Exercise objective ::
Starting at the line that contains "Write the matplotlib code for this chart." and stopping at the line that contains "from matplotlib.ticker import", copy every line exactly, both ends included, without the pictures.

Entries shown ::
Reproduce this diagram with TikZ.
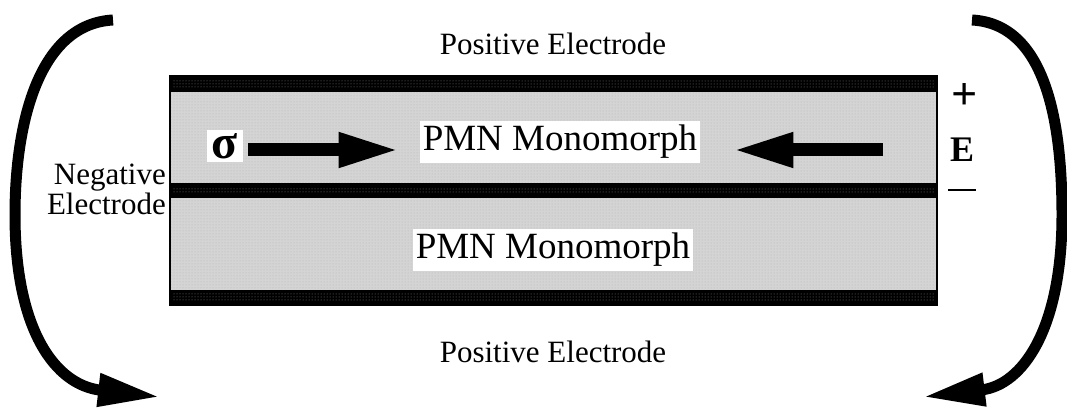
\documentclass[tikz,border=0pt]{standalone}
\usepackage{fontspec}
\setmainfont{Liberation Serif}
\usetikzlibrary{arrows.meta,patterns}
\begin{document}
\begin{tikzpicture}[x=1pt,y=-1pt,
  layer/.style={fill=black!17},
  electrode/.style={fill=black},
  lbl/.style={font=\fontsize{31}{31}\selectfont, inner sep=0pt},
  pmn/.style={font=\fontsize{37}{37}\selectfont, fill=white, inner xsep=3pt, inner ysep=4pt},
  sym/.style={font=\bfseries\fontsize{36}{36}\selectfont, inner sep=0pt},
  stressarrow/.style={line width=13pt, -{Triangle[length=61pt,width=32pt]}},
  looparrow/.style={line width=11pt, -{Triangle[length=62pt,width=31pt]}}
]
\useasboundingbox (0,0) rectangle (1067,411);

% stacked monomorph layers with electrodes
\fill[layer] (170,92) rectangle (937,183);
\fill[layer] (170,198) rectangle (937,290);
\fill[pattern=dots, pattern color=black!30] (170,92) rectangle (937,183);
\fill[pattern=dots, pattern color=black!30] (170,198) rectangle (937,290);
\foreach \ya/\yb in {76/92, 183/198, 290/305}{
  \fill[electrode] (170,\ya) rectangle (937,\yb);
  \fill[pattern=dots, pattern color=black!50] (172,\ya+4) rectangle (935,\yb-4);
}
\draw[line width=2pt] (170,76) rectangle (937,305);

% labels
\node[lbl] (ptop) at (553,44) {Positive Electrode};
\node[lbl] (pbot) at (553,352) {Positive Electrode};
\node[lbl, anchor=east] (neg1) at (166,178) {Negative};
\node[lbl, anchor=east] (neg2) at (166,204) {Electrode};
\node[pmn] (m1) at (560,142) {PMN Monomorph};
\node[pmn] (m2) at (553,250) {PMN Monomorph};
\node[sym, font=\bfseries\fontsize{48}{48}\selectfont, fill=white, inner xsep=5pt, inner ysep=3pt] (sig) at (225,146) {σ};
\node[sym, font=\bfseries\fontsize{46}{46}\selectfont] (plus) at (965,97) {+};
\node[sym] (ef) at (962,150) {E};
\node[sym] (minus) at (962,190) {\rule{28pt}{2.5pt}};

% stress arrows
\coordinate (rs) at (883,150);
\draw[stressarrow] (248,150) -- ([xshift=-20pt]m1.west |- rs);
\draw[stressarrow] (rs) -- ([xshift=32pt]m1.east |- rs);

% circuit loops
\coordinate (la) at (113,20);
\coordinate (lb) at (160,397);
\coordinate (ra) at (972,20);
\coordinate (rb) at (923,397);
\draw[looparrow] (la) .. controls (40,24) and (15,120) .. (15,215)
  .. controls (15,330) and (55,385) .. (lb);
\draw[looparrow] (ra) .. controls (1045,24) and (1062,120) .. (1062,215)
  .. controls (1062,330) and (1022,385) .. (rb);
\end{tikzpicture}
\end{document}
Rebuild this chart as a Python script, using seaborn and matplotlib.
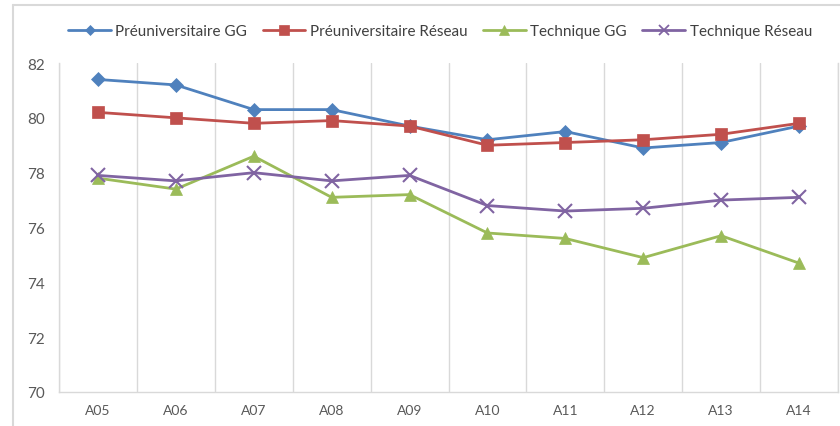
import matplotlib
matplotlib.use("Agg")
import matplotlib.pyplot as plt
import seaborn as sns
import pandas as pd
from matplotlib.lines import Line2D

categories = ["A05", "A06", "A07", "A08", "A09", "A10", "A11", "A12", "A13", "A14"]
preuniv_gg = [81.4, 81.2, 80.3, 80.3, 79.7, 79.2, 79.5, 78.9, 79.1, 79.7]
preuniv_reseau = [80.2, 80.0, 79.8, 79.9, 79.7, 79.0, 79.1, 79.2, 79.4, 79.8]
technique_gg = [77.8, 77.4, 78.6, 77.1, 77.2, 75.8, 75.6, 74.9, 75.7, 74.7]
technique_reseau = [77.9, 77.7, 78.0, 77.7, 77.9, 76.8, 76.6, 76.7, 77.0, 77.1]
series_names = ["Préuniversitaire GG", "Préuniversitaire Réseau", "Technique GG", "Technique Réseau"]
y_ticks = [70, 72, 74, 76, 78, 80, 82]

sns.set_theme(style="white")
plt.rcParams['font.family'] = ['Lato', 'DejaVu Sans']

series_values = [preuniv_gg, preuniv_reseau, technique_gg, technique_reseau]
rows = []
for name, vals in zip(series_names, series_values):
    for i, (c, v) in enumerate(zip(categories, vals)):
        rows.append({"cat": c, "idx": i, "series": name, "value": v})
df = pd.DataFrame(rows)

colors = ["#4F81BD", "#C0504D", "#9BBB59", "#8064A2"]
markers = ["D", "s", "^", "x"]
msizes = [7, 9, 9, 10]

fig = plt.figure(figsize=(8.4, 4.27), dpi=100)
ax = fig.add_axes([59/840, 1-393/427, (838-59)/840, (393-64)/427])

for name, col, mk, ms in zip(series_names, colors, markers, msizes):
    sub = df[df["series"] == name]
    sns.lineplot(data=sub, x="idx", y="value", ax=ax, color=col, linewidth=2.0,
                 marker=mk, markersize=ms, markeredgecolor=col,
                 markeredgewidth=1.5 if mk == "x" else 0.5, label=name, legend=False)

ax.set_xlim(-0.5, len(categories) - 0.5)
ax.set_ylim(70, 82)
ax.set_yticks(y_ticks)
ax.set_yticklabels([str(t) for t in y_ticks])
ax.set_xticks(range(len(categories)))
ax.set_xticklabels(categories)
ax.set_xlabel("")
ax.set_ylabel("")

for b in [i + 0.5 for i in range(-1, len(categories))]:
    ax.axvline(b, color="#D9D9D9", linewidth=1, zorder=0)

ax.spines["top"].set_visible(False)
for s in ["left", "right", "bottom"]:
    ax.spines[s].set_visible(True)
    ax.spines[s].set_color("#D9D9D9")
    ax.spines[s].set_linewidth(1)

ax.tick_params(axis="y", length=0, labelsize=11, labelcolor="#595959", pad=10)
ax.tick_params(axis="x", length=0, labelsize=10, labelcolor="#595959", pad=9)

handles = [Line2D([0], [0], color=c, linewidth=2.0, marker=m,
                  markersize=(5 if m == "D" else 7), markeredgecolor=c,
                  markeredgewidth=1.3 if m == "x" else 0.5)
           for c, m in zip(colors, markers)]
leg = fig.legend(handles, series_names, loc="center", bbox_to_anchor=(440/840, 1-32/427),
                 ncol=4, frameon=False, fontsize=11, handlelength=2.8,
                 columnspacing=1.0, handletextpad=0.3)
for t in leg.get_texts():
    t.set_color("#404040")

# outer chart frame
fig.add_artist(Line2D([12.5/840, 1.0], [1-6/427, 1-6/427], transform=fig.transFigure,
                      color="#D9D9D9", linewidth=1.5))
fig.add_artist(Line2D([12.5/840, 12.5/840], [0, 1-6/427], transform=fig.transFigure,
                      color="#D9D9D9", linewidth=1.5))

fig.savefig("out.png", dpi=100, facecolor="white")
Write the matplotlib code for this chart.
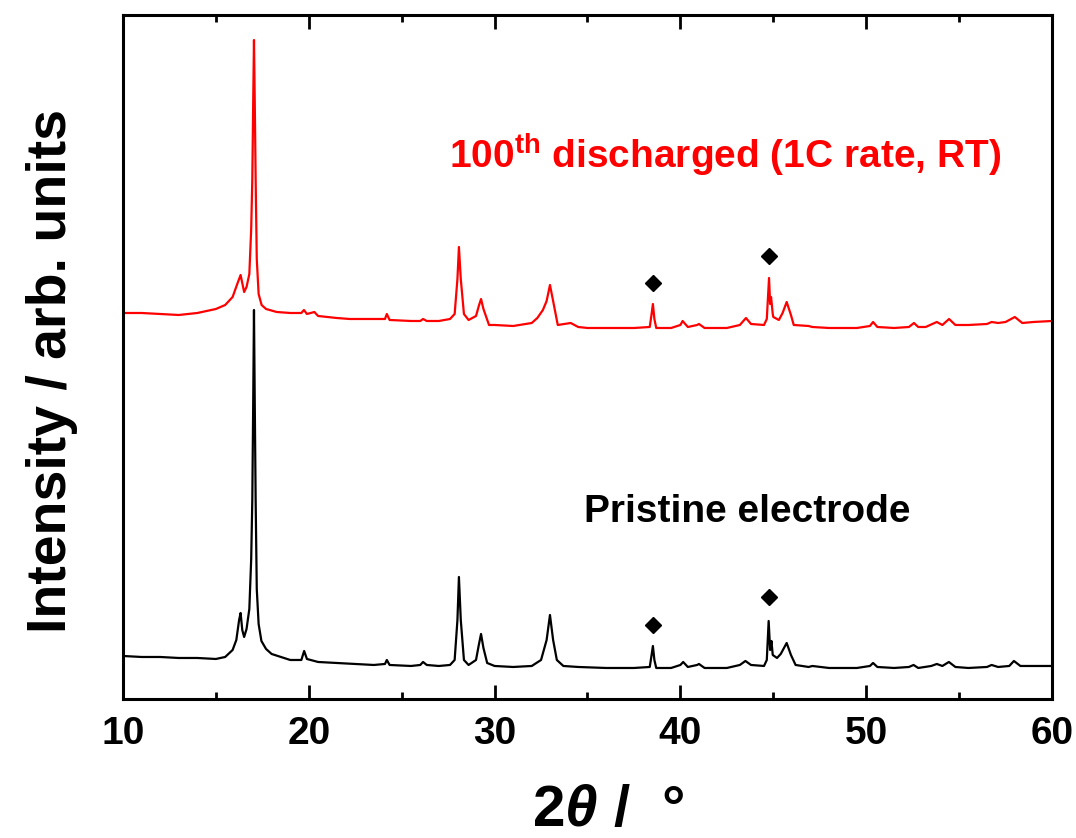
import matplotlib
matplotlib.use("Agg")
import matplotlib.pyplot as plt
from matplotlib.ticker import MultipleLocator, NullLocator

plt.rcParams['font.family'] = ['Liberation Sans', 'DejaVu Sans']
plt.rcParams['font.weight'] = 'bold'
plt.rcParams['mathtext.fontset'] = 'custom'
plt.rcParams['mathtext.rm'] = 'Liberation Sans:bold'
plt.rcParams['mathtext.bf'] = 'Liberation Sans:bold'
plt.rcParams['mathtext.it'] = 'Liberation Sans:italic:bold'

# ---- data (2theta in degrees, intensity in arb. units) ----
pristine_2theta = [10.0, 11, 12, 13, 14, 15, 15.5, 15.9, 16.1, 16.25, 16.33, 16.42, 16.52, 16.65,
                   16.8, 16.9, 16.96, 17.01, 17.05, 17.09, 17.14, 17.2, 17.3, 17.45, 17.7, 18.0,
                   18.5, 19.0, 19.6, 19.75, 19.9, 20.5, 21.5, 22.5, 23.5, 24.1, 24.2, 24.35, 25.5,
                   26.0, 26.15, 26.35, 27.0, 27.6, 27.85, 28.0, 28.08, 28.18, 28.35, 28.6, 29.0,
                   29.15, 29.27, 29.4, 29.6, 30, 31, 32.0, 32.5, 32.8, 32.98, 33.15, 33.35, 33.7,
                   34.5, 36, 37.5, 38.35, 38.45, 38.52, 38.6, 38.7, 39.5, 40.0, 40.15, 40.4, 40.9,
                   41.0, 41.3, 42.5, 43.2, 43.5, 43.8, 44.5, 44.65, 44.75, 44.83, 44.9, 44.97,
                   45.2, 45.4, 45.72, 45.95, 46.2, 46.9, 47.1, 48, 49.5, 50.2, 50.37, 50.6, 51.5,
                   52.3, 52.55, 52.8, 53.5, 53.8, 54.1, 54.45, 54.8, 55.5, 56.5, 56.75, 57.1,
                   57.7, 57.95, 58.3, 59, 60]
pristine_int = [43, 42, 42, 41, 41, 40, 42, 49, 59, 79, 86, 69, 62, 70,
                90, 140, 199, 300, 389, 300, 199, 110, 75, 58, 50, 45,
                42, 39, 39, 48, 40, 37, 36, 35, 34, 35, 39, 34, 33,
                34, 37, 34, 33, 34, 39, 79, 122, 79, 39, 34, 39,
                54, 65, 51, 36, 33, 32, 33, 39, 59, 84, 59, 39, 33,
                32, 31, 31, 32, 44, 53, 39, 31, 31, 34, 37, 32, 34,
                35, 31, 31, 34, 38, 34, 33, 39, 78, 49, 58, 44,
                41, 45, 56, 44, 34, 32, 33, 31, 31, 33, 36, 32, 31,
                32, 34, 31, 33, 35, 33, 37, 32, 31, 32, 34, 32,
                33, 38, 33, 33, 33]

cycled_2theta = [10, 11, 12, 13, 14, 15, 15.5, 15.9, 16.15, 16.33, 16.52, 16.65, 16.8, 16.9,
                 16.96, 17.01, 17.05, 17.09, 17.14, 17.2, 17.3, 17.46, 17.7, 18.27, 19.0, 19.6,
                 19.74, 19.9, 20.3, 20.5, 21.5, 22.2, 23.5, 24.1, 24.2, 24.35, 25.5, 26.0, 26.15,
                 26.35, 27.0, 27.6, 27.85, 28.0, 28.08, 28.18, 28.35, 28.6, 29.0, 29.15, 29.27,
                 29.4, 29.7, 30, 31, 32.0, 32.3, 32.6, 32.8, 32.98, 33.15, 33.4, 34.1, 34.5, 35,
                 36, 37.5, 38.35, 38.45, 38.52, 38.6, 38.7, 39.5, 40.0, 40.12, 40.4, 40.9, 41.0,
                 41.3, 42.5, 43.2, 43.53, 43.8, 44.5, 44.65, 44.77, 44.83, 44.88, 44.97, 45.0,
                 45.3, 45.5, 45.72, 45.95, 46.1, 46.9, 47.1, 48, 49.5, 50.2, 50.37, 50.6, 51.5,
                 52.3, 52.57, 52.8, 53.2, 53.8, 54.1, 54.46, 54.8, 55.5, 56.5, 56.75, 57.1, 57.5,
                 58.0, 58.4, 59, 60]
cycled_int = [386, 386, 385, 384, 386, 390, 394, 402, 415, 424, 407, 412, 425, 470,
              520, 600, 659, 600, 520, 440, 405, 394, 390, 387, 386, 386,
              389, 385, 387, 383, 381, 380, 380, 380, 385, 379, 378, 378, 380,
              378, 378, 380, 385, 420, 452, 420, 385, 379, 383, 393, 400,
              390, 374, 374, 373, 376, 381, 389, 398, 414, 398, 374, 376, 372, 371,
              371, 371, 372, 385, 395, 380, 371, 371, 374, 378, 372, 374, 375,
              371, 371, 374, 381, 375, 374, 380, 421, 395, 402, 385, 382,
              379, 386, 397, 384, 374, 373, 372, 371, 371, 373, 377, 372, 371,
              372, 376, 372, 372, 377, 374, 380, 374, 374, 375, 377, 376, 377,
              382, 376, 377, 378]

marker_2theta = [38.5, 44.77]
marker_int_cycled = [416, 443]
marker_int_pristine = [74, 102]

# ---- figure ----
fig = plt.figure(figsize=(10.76, 8.38), dpi=100)
ax = fig.add_axes([0.1143, 0.1659, 0.8634, 0.8162])

ax.plot(pristine_2theta, pristine_int, color='black', lw=1.6)
ax.plot(cycled_2theta, cycled_int, color='#ff0000', lw=1.6)
ax.plot(marker_2theta, marker_int_cycled, 'D', color='black', ms=8, ls='none')
ax.plot(marker_2theta, marker_int_pristine, 'D', color='black', ms=8, ls='none')

ax.text(42.4, 544, r'100$^{\mathbf{th}}$ discharged (1C rate, RT)', color='#ff0000',
        fontsize=28, fontweight='bold', ha='center', va='center')
ax.text(43.6, 187, 'Pristine electrode', color='black',
        fontsize=28, fontweight='bold', ha='center', va='center')

ax.set_xlim(10, 60)
ax.set_ylim(0, 684)
ax.xaxis.set_major_locator(MultipleLocator(10))
ax.xaxis.set_minor_locator(MultipleLocator(5))
ax.yaxis.set_major_locator(NullLocator())
ax.yaxis.set_minor_locator(NullLocator())
ax.tick_params(axis='x', which='both', direction='in', top=True, bottom=True,
               width=2, labelsize=28, pad=12)
ax.tick_params(axis='x', which='major', length=10)
ax.tick_params(axis='x', which='minor', length=5)
for lab in ax.get_xticklabels():
    lab.set_fontweight('bold')
for s in ax.spines.values():
    s.set_linewidth(2.2)

ax.set_xlabel('2$\\theta$ /  °', fontsize=42, fontweight='bold')
ax.xaxis.set_label_coords(0.522, -0.124)
ax.set_ylabel('Intensity / arb. units', fontsize=40, fontweight='bold')
ax.yaxis.set_label_coords(-0.048, 0.48)

fig.savefig('out.png', dpi=100)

Completed task ::
Write the matplotlib code for this chart.
import matplotlib
matplotlib.use("Agg")
import matplotlib.pyplot as plt
from matplotlib.ticker import MultipleLocator, NullLocator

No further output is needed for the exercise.